Koons' letter claims the bookends infringe on Koons’ copyright. Park Life originally removed the bookends from its shelves, but later said it would begin selling them again and that Koons was taking his claims up with the manufacturer, who distributes them to some 700 stores nationwide.
From a legal point of view, copyright only covers the novel creative elements added to a familiar unoriginal form. Over time, copyright law evolved to handle situations where the work in question borrows heavily from ordinary or well-known material. One doctrine, the “idea/expression dichotomy,” allows an author to copyright the expression layered on top of factual information, but not to monopolize the facts themselves. So, Edmund Morris holds a copyright in his prose describing Teddy Roosevelt’s expedition to Brazil in his new book, but not any of the information conveyed, including any revelations Morris himself discovered. Another copyright rule, the “merger doctrine,” denies copyright protection when there is only one way to convey an idea. On this basis, for example, some maps, diagrams, and contest rules have been held unprotectable.

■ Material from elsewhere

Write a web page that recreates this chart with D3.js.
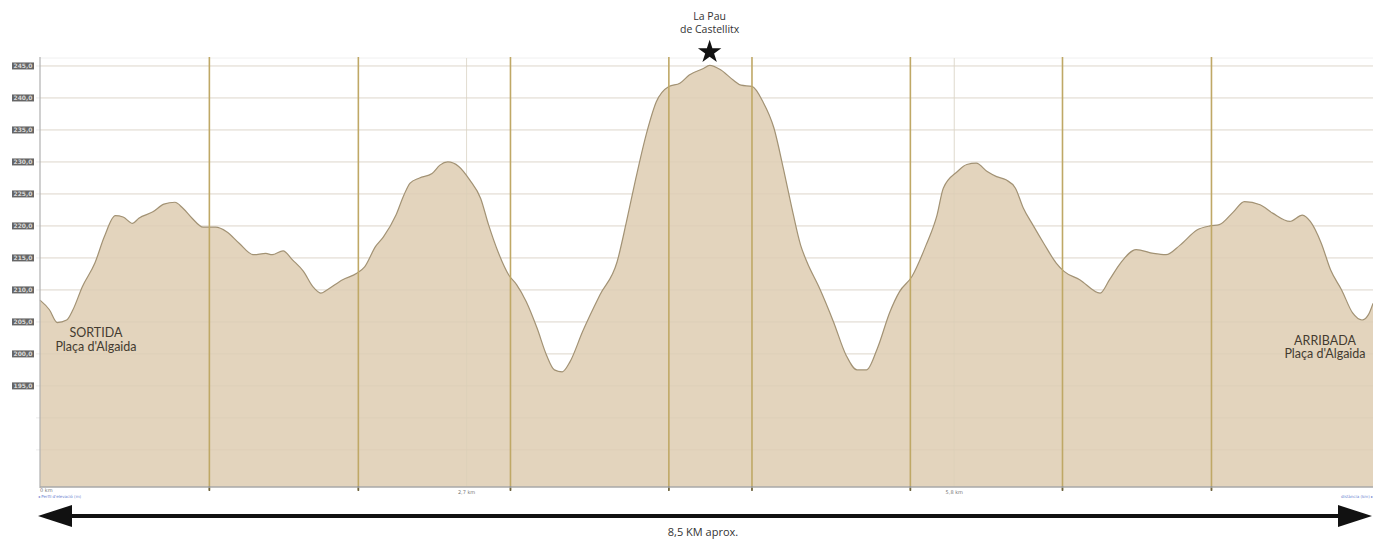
<!DOCTYPE html>
<html>
<head>
<meta charset="utf-8">
<script src="https://cdn.jsdelivr.net/npm/d3@7"></script>
<style>
  body { margin: 0; background: #fff; }
  svg { display: block; }
</style>
</head>
<body>
<div id="chart"></div>
<script>
// distance along the route (km) and elevation (m)
const distance = [0.0, 0.06, 0.11, 0.17, 0.21, 0.27, 0.35, 0.41, 0.48, 0.53, 0.59, 0.63, 0.72, 0.79, 0.86, 0.91, 0.97, 1.04, 1.12, 1.19,
  1.27, 1.36, 1.44, 1.48, 1.55, 1.61, 1.68, 1.74, 1.79, 1.83, 1.93, 2.02, 2.07, 2.14, 2.19, 2.27, 2.32, 2.36, 2.42, 2.50,
  2.55, 2.60, 2.67, 2.74, 2.81, 2.86, 2.92, 2.99, 3.04, 3.10, 3.17, 3.23, 3.28, 3.33, 3.38, 3.46, 3.57, 3.68, 3.74, 3.80,
  3.87, 3.93, 4.01, 4.08, 4.14, 4.23, 4.27, 4.34, 4.42, 4.47, 4.54, 4.61, 4.68, 4.74, 4.79, 4.85, 4.89, 4.97, 5.06, 5.14,
  5.21, 5.27, 5.34, 5.42, 5.48, 5.56, 5.65, 5.72, 5.76, 5.85, 5.91, 5.97, 6.04, 6.10, 6.16, 6.22, 6.27, 6.33, 6.40, 6.48,
  6.53, 6.63, 6.76, 6.82, 6.89, 6.99, 7.10, 7.18, 7.27, 7.38, 7.46, 7.52, 7.61, 7.68, 7.78, 7.86, 7.97, 8.05, 8.10, 8.17,
  8.23, 8.30, 8.37, 8.43, 8.47, 8.50];
const elevation = [208.4, 206.9, 204.9, 205.3, 206.9, 210.5, 214.2, 218.3, 221.6, 221.4, 220.4, 221.2, 222.2, 223.4, 223.7, 222.8, 221.2, 219.8, 219.8, 219.1,
  217.3, 215.5, 215.7, 215.5, 216.1, 214.7, 212.9, 210.5, 209.5, 210.0, 211.6, 212.6, 213.6, 216.8, 218.3, 221.7, 224.8, 226.7, 227.5, 228.2,
  229.5, 230.0, 229.3, 227.2, 224.3, 220.2, 216.0, 212.3, 210.8, 208.2, 204.0, 199.8, 197.5, 197.2, 198.8, 203.5, 209.2, 214.4, 220.7, 227.5,
  234.7, 239.4, 241.8, 242.3, 243.6, 244.6, 245.1, 244.4, 242.8, 242.0, 241.8, 239.4, 235.3, 229.0, 223.3, 217.0, 214.4, 210.3, 205.0, 199.8,
  197.5, 197.5, 200.9, 206.6, 209.7, 212.1, 217.0, 221.7, 225.9, 228.5, 229.6, 229.8, 228.5, 227.7, 227.2, 225.9, 222.8, 220.2, 217.3, 214.2,
  212.9, 211.6, 209.5, 211.6, 214.2, 216.3, 215.7, 215.5, 217.0, 219.4, 220.0, 220.2, 222.2, 223.8, 223.3, 222.0, 220.7, 221.7, 220.7, 217.3,
  213.1, 210.0, 206.4, 205.3, 206.1, 207.9];

const kmMarks = [1.08, 2.03, 3.0, 4.01, 4.54, 5.55, 6.52, 7.47];
const gridKm = [2.72, 5.83];
const gridKmLabels = ["2,7 km", "5,8 km"];
const yTicks = [245, 240, 235, 230, 225, 220, 215, 210, 205, 200, 195];
const yGrid = [245, 240, 235, 230, 225, 220, 215, 210, 205, 200, 195, 190, 185];
const summitKm = 4.27;
const summitLabel = ["La Pau", "de Castellitx"];
const startLabel = ["SORTIDA", "Plaça d'Algaida"];
const endLabel = ["ARRIBADA", "Plaça d'Algaida"];
const totalLabel = "8,5 KM aprox.";

const data = distance.map(function(d, i) { return { x: d, y: elevation[i] }; });

const W = 1373, H = 539;
const x = d3.scaleLinear().domain([0, 8.5]).range([40, 1373]);
const y = d3.scaleLinear().domain([179.2, 246.4]).range([487, 57]);

const svg = d3.select("#chart").append("svg")
    .attr("width", W)
    .attr("height", H);

const fmt = function(v) { return d3.format(".1f")(v).replace(".", ","); };

// horizontal grid
svg.selectAll(".grid")
    .data(yGrid)
  .enter().append("line")
    .attr("class", "grid")
    .attr("x1", 36).attr("x2", W)
    .attr("y1", function(d) { return y(d); })
    .attr("y2", function(d) { return y(d); })
    .style("stroke", "#ececec")
    .style("stroke-width", 1);

svg.append("line")
    .attr("x1", 40).attr("x2", W)
    .attr("y1", 58).attr("y2", 58)
    .style("stroke", "#f0f0f0");

// faint vertical grid
svg.selectAll(".vgrid")
    .data(gridKm)
  .enter().append("line")
    .attr("x1", function(d) { return x(d); })
    .attr("x2", function(d) { return x(d); })
    .attr("y1", 58).attr("y2", 487)
    .style("stroke", "#ebebeb");

// elevation area
const area = d3.area()
    .x(function(d) { return x(d.x); })
    .y0(y(179.2))
    .y1(function(d) { return y(d.y); })
    .curve(d3.curveMonotoneX);

const line = d3.line()
    .x(function(d) { return x(d.x); })
    .y(function(d) { return y(d.y); })
    .curve(d3.curveMonotoneX);

svg.append("path")
    .attr("d", area(data))
    .style("fill", "#e3d4bd");

// grid seen through the fill
svg.selectAll(".gridIn")
    .data(yGrid)
  .enter().append("line")
    .attr("x1", 40).attr("x2", W)
    .attr("y1", function(d) { return y(d); })
    .attr("y2", function(d) { return y(d); })
    .style("stroke", "#d9cbb5")
    .style("stroke-opacity", 0.5);

svg.selectAll(".vgridIn")
    .data(gridKm)
  .enter().append("line")
    .attr("x1", function(d) { return x(d); })
    .attr("x2", function(d) { return x(d); })
    .attr("y1", 58).attr("y2", 487)
    .style("stroke", "#dccfb9")
    .style("stroke-opacity", 0.5);

svg.append("path")
    .attr("d", line(data))
    .style("fill", "none")
    .style("stroke", "#a29274")
    .style("stroke-width", 1.2);

// km marker lines
svg.selectAll(".km")
    .data(kmMarks)
  .enter().append("line")
    .attr("x1", function(d) { return x(d); })
    .attr("x2", function(d) { return x(d); })
    .attr("y1", 57).attr("y2", 490)
    .style("stroke", "#bfa866")
    .style("stroke-width", 1.6);

svg.selectAll(".kmTick")
    .data(kmMarks)
  .enter().append("line")
    .attr("x1", function(d) { return x(d); })
    .attr("x2", function(d) { return x(d); })
    .attr("y1", 486).attr("y2", 491)
    .style("stroke", "#6e6440")
    .style("stroke-width", 1.6);

// axes
svg.append("line")
    .attr("x1", 40).attr("x2", 40)
    .attr("y1", 57).attr("y2", 488)
    .style("stroke", "#b0b0b0")
    .style("stroke-width", 1.2);

svg.append("line")
    .attr("x1", 40).attr("x2", W)
    .attr("y1", 487).attr("y2", 487)
    .style("stroke", "#a8a8a8")
    .style("stroke-width", 1.5);

const yLab = svg.selectAll(".ylab")
    .data(yTicks)
  .enter().append("g")
    .attr("transform", function(d) { return "translate(23," + y(d) + ")"; });

yLab.append("rect")
    .attr("x", -11).attr("y", -3.5)
    .attr("width", 22).attr("height", 7)
    .style("fill", "#666");

yLab.append("text")
    .attr("text-anchor", "middle")
    .attr("dy", "0.35em")
    .style("font", "bold 6px 'DejaVu Sans'")
    .style("fill", "#d8d8d8")
    .text(function(d) { return fmt(d); });

// tiny x labels
svg.append("text")
    .attr("x", x(0)).attr("y", 492)
    .style("font", "5px 'DejaVu Sans'")
    .style("fill", "#777")
    .text("0 km");

svg.selectAll(".xlab")
    .data(gridKm)
  .enter().append("text")
    .attr("x", function(d) { return x(d); })
    .attr("y", 494)
    .attr("text-anchor", "middle")
    .style("font", "5px 'DejaVu Sans'")
    .style("fill", "#777")
    .text(function(d, i) { return gridKmLabels[i]; });

svg.append("text")
    .attr("x", 38).attr("y", 498)
    .style("font", "4px 'DejaVu Sans'")
    .style("fill", "#6a7fd0")
    .text("◂ Perfil d'elevació (m)");

svg.append("text")
    .attr("x", W).attr("y", 498)
    .attr("text-anchor", "end")
    .style("font", "4px 'DejaVu Sans'")
    .style("fill", "#6a7fd0")
    .text("distància (km) ▸");

// summit
const sx = x(summitKm);
svg.selectAll(".summit")
    .data(summitLabel)
  .enter().append("text")
    .attr("x", sx)
    .attr("y", function(d, i) { return 20 + i * 13; })
    .attr("text-anchor", "middle")
    .style("font", "10.5px 'Open Sans'")
    .style("fill", "#333")
    .text(function(d) { return d; });

const star = d3.symbol().type(d3.symbolStar).size(170);
svg.append("path")
    .attr("d", star())
    .attr("transform", "translate(" + sx + ",52)")
    .style("fill", "#111");

// start / finish labels
svg.selectAll(".start")
    .data(startLabel)
  .enter().append("text")
    .attr("x", 96)
    .attr("y", function(d, i) { return 337 + i * 14; })
    .attr("text-anchor", "middle")
    .style("font", "12.5px Lato")
    .style("fill", "#433b30")
    .text(function(d) { return d; });

svg.selectAll(".end")
    .data(endLabel)
  .enter().append("text")
    .attr("x", 1325)
    .attr("y", function(d, i) { return 345 + i * 13; })
    .attr("text-anchor", "middle")
    .style("font", "12.5px Lato")
    .style("fill", "#433b30")
    .text(function(d) { return d; });

// distance arrow
svg.append("line")
    .attr("x1", x(0) + 20).attr("x2", x(8.5) - 22)
    .attr("y1", 516).attr("y2", 516)
    .style("stroke", "#111")
    .style("stroke-width", 4);

svg.append("path")
    .attr("d", "M" + (x(0) - 2) + ",516 L" + (x(0) + 32) + ",505 L" + (x(0) + 32) + ",527 Z")
    .style("fill", "#111");

svg.append("path")
    .attr("d", "M" + (x(8.5) - 1) + ",516 L" + (x(8.5) - 35) + ",505 L" + (x(8.5) - 35) + ",527 Z")
    .style("fill", "#111");

svg.append("text")
    .attr("x", 703).attr("y", 536)
    .attr("text-anchor", "middle")
    .style("font", "11px 'Open Sans'")
    .style("fill", "#333")
    .text(totalLabel);
</script>
</body>
</html>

Koons’ copyright claim runs afoul of these limitations. Potentially, he might enjoy “thin” protection for certain aesthetic choices in the sculpture such as materials, colors, and poses. But a side-by-side comparison demonstrates that the bookend differs from his work in each of these respects, not to mention in its size and its function. The only features common to both Koons’ work and the bookends are those also shared by a thousand balloon dogs twisted at a thousand children’s birthday parties.
These elements—the idea of a dog made from balloons, I guess, or the way one looks when it is finished—belong to everybody, or nobody.

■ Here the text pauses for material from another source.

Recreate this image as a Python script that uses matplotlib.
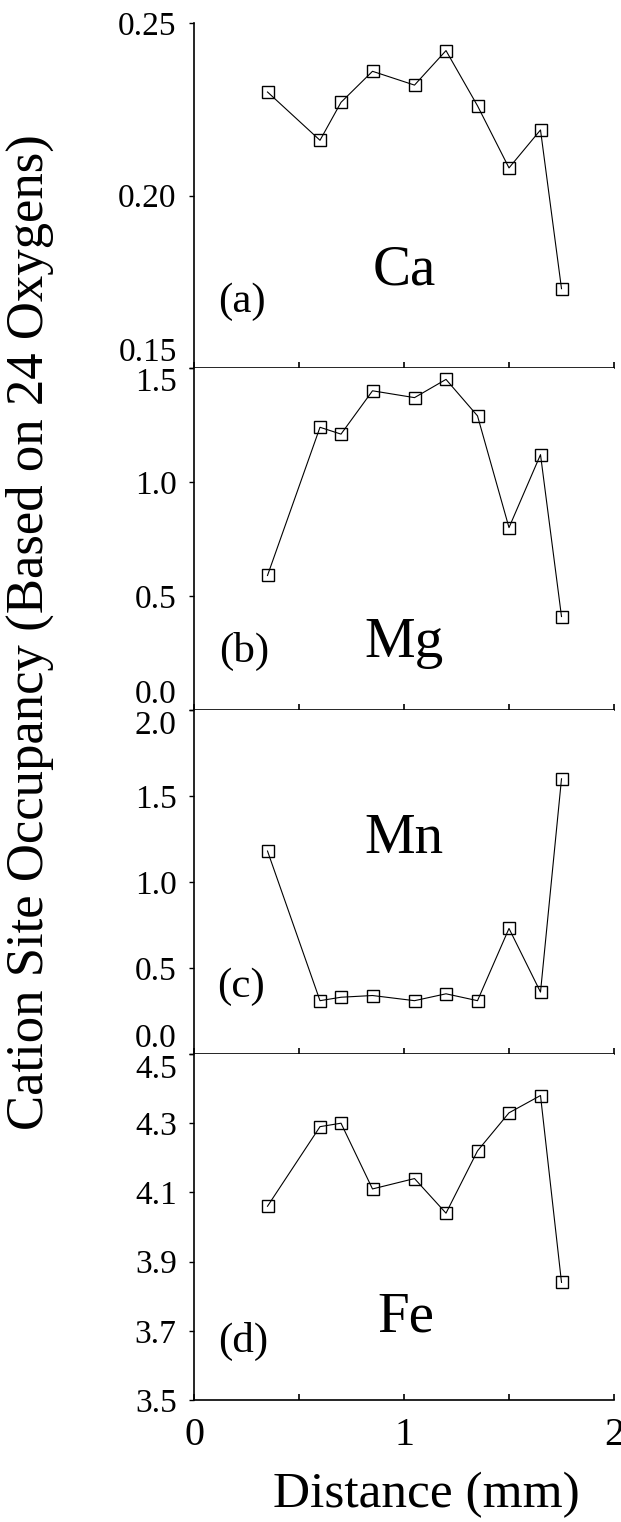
import matplotlib
matplotlib.use("Agg")
import matplotlib.pyplot as plt

## Données
distance = [0.35, 0.60, 0.70, 0.85, 1.05, 1.20, 1.35, 1.50, 1.65, 1.75]
ca = [0.230, 0.216, 0.227, 0.236, 0.232, 0.242, 0.226, 0.208, 0.219, 0.173]
mg = [0.59, 1.24, 1.21, 1.40, 1.37, 1.45, 1.29, 0.80, 1.12, 0.41]
mn = [1.18, 0.31, 0.33, 0.34, 0.31, 0.35, 0.31, 0.73, 0.36, 1.60]
fe = [4.06, 4.29, 4.30, 4.11, 4.14, 4.04, 4.22, 4.33, 4.38, 3.84]

elements = ["Ca", "Mg", "Mn", "Fe"]
lettres = ["(a)", "(b)", "(c)", "(d)"]
ylims = [(0.15, 0.25), (0.0, 1.5), (0.0, 2.0), (3.5, 4.5)]
yticks = [[0.15, 0.20, 0.25], [0.0, 0.5, 1.0, 1.5],
          [0.0, 0.5, 1.0, 1.5, 2.0], [3.5, 3.7, 3.9, 4.1, 4.3, 4.5]]
yfmt = ["%.2f", "%.1f", "%.1f", "%.1f"]
series = [ca, mg, mn, fe]

# position des étiquettes dans chaque panneau (fraction des axes)
pos_elem = [(0.50, 0.241), (0.50, 0.156), (0.50, 0.585), (0.505, 0.198)]
pos_lettre = [(0.113, 0.163), (0.12, 0.141), (0.113, 0.167), (0.118, 0.14)]

plt.rcParams["font.family"] = "serif"
plt.rcParams["font.serif"] = ["Liberation Serif", "DejaVu Serif"]

W, H = 621, 1522
fig = plt.figure(figsize=(W / 100, H / 100), dpi=100)

left, right = 194, 614
bords = [23, 368, 710, 1054, 1400]  # limites verticales des panneaux (pixels)

for i in range(4):
    top, bot = bords[i], bords[i + 1]
    ax = fig.add_axes([left / W, 1 - bot / H, (right - left) / W, (bot - top) / H])
    ax.plot(distance, series[i], color="black", lw=0.8, marker="s",
            markersize=9, markerfacecolor="none", markeredgewidth=1.0,
            markeredgecolor="black")
    ax.set_xlim(0, 2)
    ax.set_ylim(*ylims[i])
    ax.spines["top"].set_visible(False)
    ax.spines["right"].set_visible(False)
    for s in ("left", "bottom"):
        ax.spines[s].set_linewidth(1.2)
    ax.set_xticks([0, 1, 2])
    ax.set_xticks([0.5, 1.5], minor=True)
    ax.tick_params(axis="x", which="both", direction="in", length=4.5, width=1.2)
    if i < 3:
        ax.tick_params(axis="x", labelbottom=False)
    else:
        ax.set_xticklabels(["0", "1", "2"])
        ax.tick_params(axis="x", labelsize=29, pad=12)
    ax.set_yticks(yticks[i])
    ax.set_yticklabels([yfmt[i] % v for v in yticks[i]])
    ax.tick_params(axis="y", direction="out", length=3.5, width=1.0,
                   labelsize=24, pad=9)
    labels = ax.get_yticklabels()
    if i < 3:
        labels[0].set_va("bottom")
    if i > 0:
        labels[-1].set_va("top")

    ax.text(pos_elem[i][0], pos_elem[i][1], elements[i], transform=ax.transAxes,
            ha="center", va="baseline", fontsize=41)
    ax.text(pos_lettre[i][0], pos_lettre[i][1], lettres[i], transform=ax.transAxes,
            ha="center", va="baseline", fontsize=31)

fig.text(0.048, 1 - 632 / H, "Cation Site Occupancy (Based on 24 Oxygens)",
         rotation=90, ha="center", va="center", fontsize=38)
fig.text(426 / W, 1 - 1507 / H, "Distance (mm)", ha="center", va="baseline",
         fontsize=37)

fig.savefig("out.png", dpi=100)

If Jeff Koons were not Jeff Koons, this might be a fairly ordinary example of copyright overreaching, all too common in the increasingly aggressive battleground of intellectual property law. What’s galling here is the identity of the overreaching artist. As the Park Life blog pungently phrased it after receiving Koons’ letter: “Wait, I’m confused, isn[’]t his ENTIRE FUCKING CAREER based on co-opting other peoples work/objects????”
And that's what adds a layer of hypocrisy to Koons' claim. Appropriation art made Koons what he is.
This is already an area of significant ferment in copyright. The traditional doctrines mentioned above do a pretty good job when the item that’s copied, like the balloon dog, already has some presence in the public consciousness and isn’t covered by someone else’s copyright. Problems start when someone else owns rights in the stuff that’s appropriated. In the much-talked-about remix culture of the present, those conflicts come up all the time: sampling by hip hop artists, or Shepherd Fairey using an AP photo of then-Senator Barrack Obama as the basis for his iconic “HOPE” posters, or uses of found objects by collage artists. Yet these are exactly the sorts of uses that are the raison d'être of appropriation art.
Just those sorts of appropriations made Koons rich and famous—and also made him a regular guest of the federal courthouse in Manhattan. He has been sued there no fewer than four times over his own duplication of copyrighted work in his art. Three times, he lost (twice after fighting unfavorable rulings on appeal). One of those losing cases, Rogers v. Koons, has become a famous precedent concerning the copyright defense of fair use, taught in introductory copyright classes. The lawsuit arose from Koons’ work “String of Puppies.” Apparently he bought a picture postcard and instructed his Italian artisans to replicate it exactly as a polychromed wood sculpture. The appeals court noted that he strived to replicate every aesthetic attribute of the photo perfectly. And it concluded that, because he did nothing to “transform” the photograph, he did not qualify for fair use.
The opinion was scathing toward Koons from the very first paragraph, which said his “copying was so deliberate as to suggest that defendants resolved so long as they were significant players in the art business, and the copies they produced bettered the price of the copied work by a thousand to one, their piracy of a less well-known artist's work would escape being sullied by an accusation of plagiarism.” The court affirmed an order that he turn over his copy of the sculpture and a healthy share of the profits to the photographer whose work was on the postcard.
In the most recent suit against him, Koons prevailed. But there, he used a part of a photo from a Gucci ad that appeared in Allure magazine, flipped upside down, as a portion of a larger collage in his work “Niagara.” This was not a wholesale duplication like “String of Puppies,” and it transformed the original, so the court found that fair use applied. (Not to mention that the judge who wrote the opinion, Robert Sack, made his name as a media and First Amendment lawyer.)
If the bookends at Park Life had been a slavish copy of Koons’ sculpture, he might have an argument—citing the decision in his own famous case, which he fought tooth and nail all the way through a federal appeal. But this isn’t a copy of that sort at all. Apparently the thing Koons claims to own consists of the very idea of a balloon animal. He wants somehow to leverage his limited rights in a particular sculpture of a balloon dog into control over the object that gives his sculpture its meaning.
Intellectual property and coneptual art fit pretty poorly together as a rule. So many forms of modern art aim to subvert the very notion of ownership, and appropriation in particular recasts kitsch images as common cultural property. Sometimes it's hard to identify what the “intellectual property” is. Have we all possibly infringed on the Turner Prize-winning work “The Lights Going On and Off” (an empty room where the lights do just that)? And just how much “transformation” is needed to turn a copyrighted work into something new enough that the fair use defense applies?
These tricky and fascinating issues don't even arise in Koons’ dispute over the bookends. Critics sometimes say of Koons’ work that there is less to it than first meets the eye. It's certainly true of his claims on the Balloon Dog.